Investor Rehab Financing HOW? NEED HELP ED!! - Posted by Keith C

Posted by Frank Chin on February 04, 2001 at 08:01:59:

I’ve been involved in Real Estate for 20 years doing mainly 2 and 3 family homes. Then got tired of Software last July after doing it for 15 years. I quit my job to concentrate Real Estate.

The problem we had was:

1- Rental Income replaced my wife’s salary, but not both.
2- As we bought more and more properties with income check loans - the credit scores and ratios got lower and lower. We thought it was ridiculous that we BEARLY made the last loan with 150K combined salary with rental income to boot.

Conclusion

Even if we worked and want to buy more real estate - we would need three jobs to get the bank’s ratios come out right. But then we would not have any time to manage the real estate.

Our restructuring Plan involves:

1- Selling our residential portfolio
2- Buying Commercial Real Estate.

We’re looking at a number of commercial deals right now. The main points:

a- Commercial loan rates run 8.5%.

b- Lenders look at income from the properties - not your W2. They look at personal credit, but mainly to see you’re not a crook.

c- Downside is principal amortization runs higher.

d- However- higher returns makes up lots of the difference.

e- There’s more seller financing available. Most are tired landlords in their 70’s wanting out who paid off mortgages years ago.

f- We’re also thinking of foreclosures and rehabs again. However, we will pay all cash - thus not requiring income and credit checks.

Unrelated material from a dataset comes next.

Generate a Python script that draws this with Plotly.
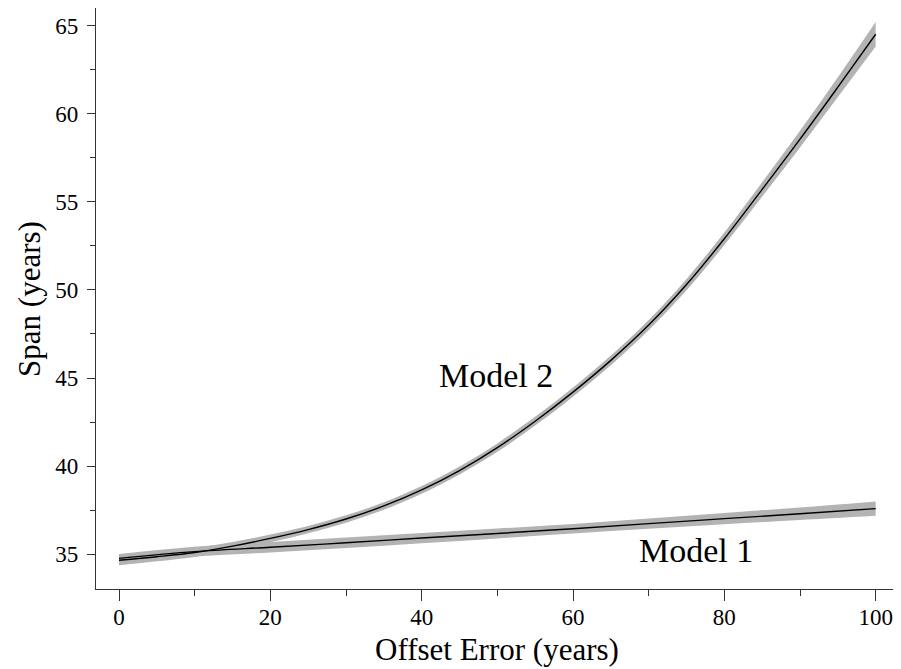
import plotly.graph_objects as go

# ---- data ----
x_m2 = [0, 5, 10, 15, 20, 25, 30, 35, 40, 45, 50, 55, 60, 65, 70, 75, 80, 85, 90, 95, 100]
y_m2 = [34.66, 34.86, 35.10, 35.46, 35.90, 36.40, 37.00, 37.74, 38.65, 39.75, 41.05,
        42.55, 44.20, 46.00, 48.00, 50.30, 52.90, 55.70, 58.55, 61.50, 64.50]
hw_m2 = [0.28, 0.26, 0.25, 0.23, 0.22, 0.21, 0.21, 0.21, 0.22, 0.23, 0.24, 0.25,
         0.26, 0.27, 0.29, 0.32, 0.36, 0.41, 0.47, 0.56, 0.69]

x_m1 = [0, 10, 20, 30, 40, 50, 60, 70, 80, 90, 100]
y_m1 = [34.77, 35.15, 35.40, 35.65, 35.92, 36.18, 36.45, 36.74, 37.02, 37.30, 37.59]
hw_m1 = [0.25, 0.28, 0.30, 0.30, 0.29, 0.28, 0.27, 0.29, 0.32, 0.36, 0.41]

x_ticks = [0, 20, 40, 60, 80, 100]
y_ticks = [35, 40, 45, 50, 55, 60, 65]

labels = ["Model 2", "Model 1"]
label_x = [49.8, 76.2]
label_y = [45.17, 35.24]

FONT = "Liberation Serif"
BAND = "#b3b3b3"

fig = go.Figure()

def add_band(xs, ys, hw):
    up = [y + h for y, h in zip(ys, hw)]
    lo = [y - h for y, h in zip(ys, hw)]
    fig.add_trace(go.Scatter(x=xs, y=lo, mode="lines", line=dict(width=0, shape="spline"),
                             hoverinfo="skip", showlegend=False))
    fig.add_trace(go.Scatter(x=xs, y=up, mode="lines", line=dict(width=0, shape="spline"),
                             fill="tonexty", fillcolor=BAND, hoverinfo="skip", showlegend=False))

add_band(x_m1, y_m1, hw_m1)
add_band(x_m2, y_m2, hw_m2)

for xs, ys in [(x_m1, y_m1), (x_m2, y_m2)]:
    fig.add_trace(go.Scatter(x=xs, y=ys, mode="lines",
                             line=dict(color="black", width=1.4, shape="spline"),
                             showlegend=False))

for t, lx, ly in zip(labels, label_x, label_y):
    fig.add_annotation(x=lx, y=ly, text=t, showarrow=False,
                       font=dict(family=FONT, size=34, color="black"),
                       xanchor="center", yanchor="middle")

# axis titles as annotations
fig.add_annotation(xref="paper", yref="paper", x=0.5, y=-0.104, text="Offset Error (years)",
                   showarrow=False, font=dict(family=FONT, size=31, color="black"),
                   xanchor="center", yanchor="middle")
fig.add_annotation(xref="paper", yref="paper", x=-0.083, y=0.5, text="Span (years)",
                   showarrow=False, textangle=-90, font=dict(family=FONT, size=31, color="black"),
                   xanchor="center", yanchor="middle")

axis_common = dict(showgrid=False, zeroline=False, showline=True, mirror=True,
                   linecolor="#333333", linewidth=1.3, ticks="outside",
                   tickcolor="#333333", tickwidth=1.3,
                   tickfont=dict(family=FONT, size=23, color="black"))

fig.update_xaxes(range=[-3.04, 102.95], tickmode="array", tickvals=x_ticks,
                 ticktext=[str(v) for v in x_ticks], ticklen=11, ticklabelstandoff=-4,
                 minor=dict(dtick=10, tick0=0, ticklen=6, ticks="outside",
                            tickcolor="#333333", tickwidth=1.3),
                 **axis_common)
fig.update_yaxes(range=[33.03, 65.99], tickmode="array", tickvals=y_ticks,
                 ticktext=[str(v) for v in y_ticks], ticklen=8, ticklabelstandoff=4,
                 minor=dict(dtick=2.5, tick0=0, ticklen=5, ticks="outside",
                            tickcolor="#333333", tickwidth=1.3),
                 **axis_common)

# page body has an 8px margin, so the figure is sized/offset to land the plot box where the reference has it
fig.update_layout(width=893, height=661, margin=dict(l=88, r=3, t=0, b=80, autoexpand=False),
                  plot_bgcolor="white", paper_bgcolor="white", showlegend=False,
                  font=dict(family=FONT))

fig.write_html("out.html")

Investor Rehab Financing HOW? NEED HELP ED!! - Posted by Keith C

Posted by Keith C on February 01, 2001 at 22:42:07:

Hi Ed,

I was reading an answer you gave on the finance board and hoped that you could possibly expound on something for me… I have been a sole real estate investor now for 3 years - I left my 17 year Software Engineering career after doing both for 6 years. But now because of the unfairness of the FICO scoring system coupled with the fact that I have a lot of real estate (i.e., much debt) my credit score is 620 or maybe alittle below - the system doesn’t bother to take into accout the persons income! Thus, it is a serious hinderance to me in this industry of Real Estate investing. I am liquadating all of my rental property and am buying smaller buildings (1-4 units) for flipping and need to pursue financing for these rehab projects. Also, because I am not gainfully employed on a 9-5 job now the banks need to see proof of income from my tax forms etc. But how can they determine the real picture since every real estate investor I know always shows less than they really make every year? Do you have any suggestions on what the best approach is for this scenario? I am in Illinois and currently have several projects (single family homes) that need funding quickly - particularly acquisition and rehab costs. This ridiculous scoring system is so bad that everytime you simply want to check your own score it causes your score to drop because of so called excessive inquiries - who ever wrote that software program needs to be flogged!